'''
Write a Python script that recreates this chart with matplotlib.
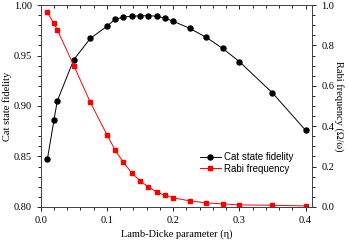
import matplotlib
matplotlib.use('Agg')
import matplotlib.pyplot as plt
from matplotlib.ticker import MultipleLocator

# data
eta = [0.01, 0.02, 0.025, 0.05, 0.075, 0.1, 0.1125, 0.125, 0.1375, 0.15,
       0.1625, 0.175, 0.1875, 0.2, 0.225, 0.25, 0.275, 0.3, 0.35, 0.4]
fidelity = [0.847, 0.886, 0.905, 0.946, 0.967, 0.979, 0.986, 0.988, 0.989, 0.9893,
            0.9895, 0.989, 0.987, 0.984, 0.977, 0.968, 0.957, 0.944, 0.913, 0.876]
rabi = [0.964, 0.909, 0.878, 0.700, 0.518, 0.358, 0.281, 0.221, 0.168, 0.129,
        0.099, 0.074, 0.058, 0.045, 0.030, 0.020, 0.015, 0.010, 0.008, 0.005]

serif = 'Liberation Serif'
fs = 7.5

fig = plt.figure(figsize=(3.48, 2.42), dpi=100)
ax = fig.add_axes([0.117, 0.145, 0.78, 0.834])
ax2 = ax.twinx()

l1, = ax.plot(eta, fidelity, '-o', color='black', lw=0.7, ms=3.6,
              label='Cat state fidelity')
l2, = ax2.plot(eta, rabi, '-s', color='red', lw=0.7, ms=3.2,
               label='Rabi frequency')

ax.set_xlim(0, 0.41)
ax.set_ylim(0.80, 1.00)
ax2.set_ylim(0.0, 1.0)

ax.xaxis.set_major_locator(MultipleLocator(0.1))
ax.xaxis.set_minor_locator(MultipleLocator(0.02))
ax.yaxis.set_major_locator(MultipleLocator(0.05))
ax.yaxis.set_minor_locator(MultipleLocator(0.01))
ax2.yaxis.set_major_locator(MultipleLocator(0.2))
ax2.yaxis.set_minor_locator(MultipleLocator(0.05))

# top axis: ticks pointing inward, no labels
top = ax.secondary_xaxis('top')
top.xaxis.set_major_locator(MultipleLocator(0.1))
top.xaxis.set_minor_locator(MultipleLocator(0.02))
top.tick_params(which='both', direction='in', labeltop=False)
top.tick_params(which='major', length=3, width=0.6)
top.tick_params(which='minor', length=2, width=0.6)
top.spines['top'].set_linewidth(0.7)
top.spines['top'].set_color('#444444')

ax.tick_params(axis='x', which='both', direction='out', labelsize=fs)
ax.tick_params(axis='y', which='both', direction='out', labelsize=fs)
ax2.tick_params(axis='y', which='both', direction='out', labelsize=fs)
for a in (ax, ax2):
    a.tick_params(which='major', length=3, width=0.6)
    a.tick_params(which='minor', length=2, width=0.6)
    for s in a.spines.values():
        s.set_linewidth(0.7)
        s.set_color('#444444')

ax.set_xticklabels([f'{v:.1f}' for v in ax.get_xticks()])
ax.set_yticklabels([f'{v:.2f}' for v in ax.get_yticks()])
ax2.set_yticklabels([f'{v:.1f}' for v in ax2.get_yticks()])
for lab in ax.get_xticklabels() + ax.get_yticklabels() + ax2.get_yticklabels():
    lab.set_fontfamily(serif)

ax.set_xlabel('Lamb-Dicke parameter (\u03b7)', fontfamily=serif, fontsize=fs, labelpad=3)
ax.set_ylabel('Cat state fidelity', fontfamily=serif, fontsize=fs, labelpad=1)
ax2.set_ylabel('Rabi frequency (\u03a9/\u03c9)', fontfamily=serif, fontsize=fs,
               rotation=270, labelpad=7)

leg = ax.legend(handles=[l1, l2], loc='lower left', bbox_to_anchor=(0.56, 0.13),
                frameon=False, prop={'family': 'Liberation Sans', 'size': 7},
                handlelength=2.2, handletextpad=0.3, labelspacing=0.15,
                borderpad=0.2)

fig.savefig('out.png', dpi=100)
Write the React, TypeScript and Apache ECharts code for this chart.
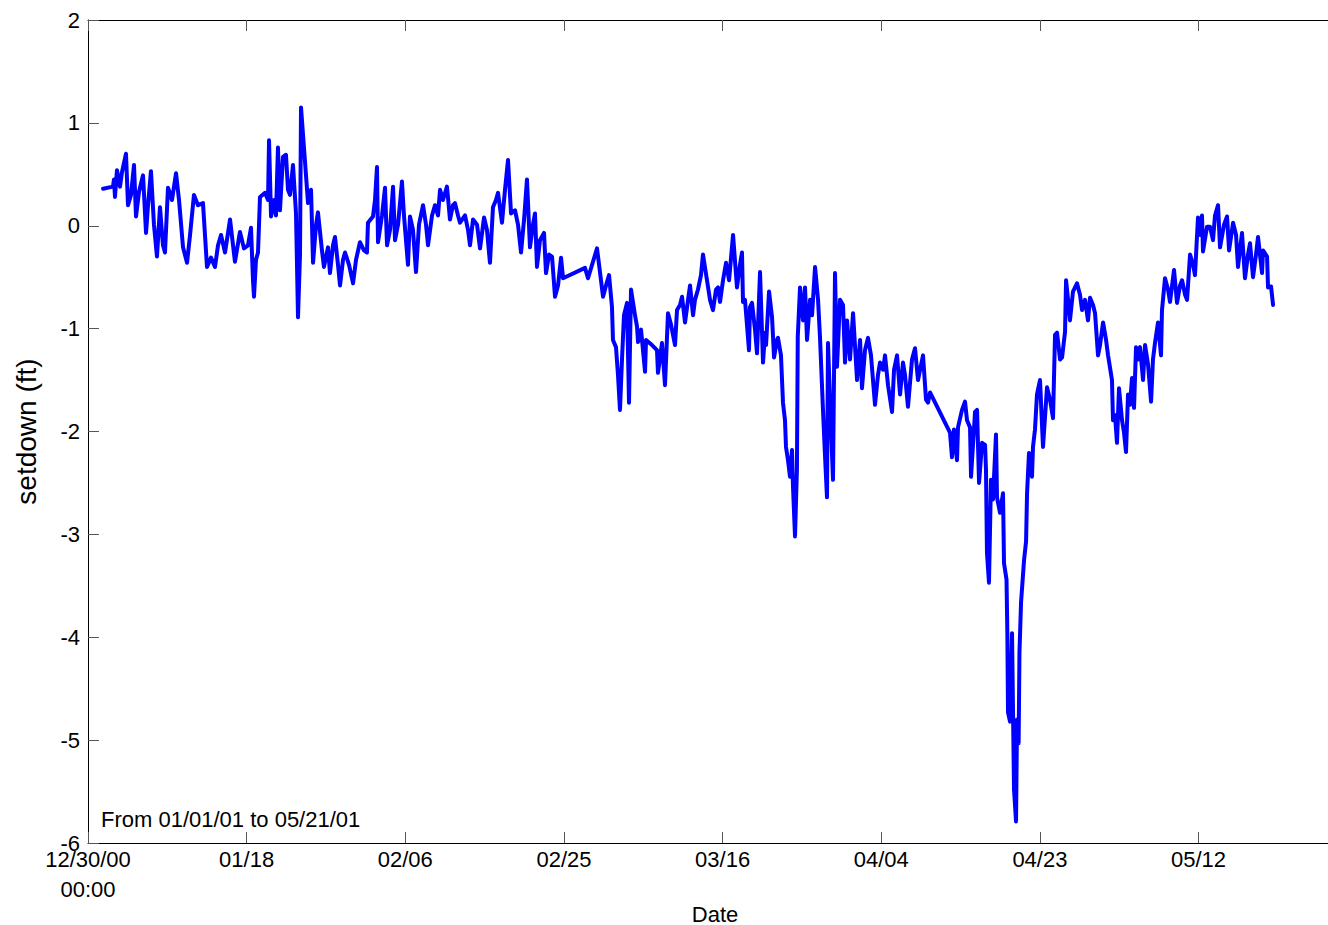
'''
__WHAT TO DO__. Copy nothing but the lines from the top of the material through the line holding "from matplotlib.ticker import MultipleLocator", exactly as written; omit pictures.

__COMPLETED EXERCISE__.
Write a Python script that recreates this chart with matplotlib.
import matplotlib
matplotlib.use('Agg')
import matplotlib.pyplot as plt
from matplotlib.ticker import MultipleLocator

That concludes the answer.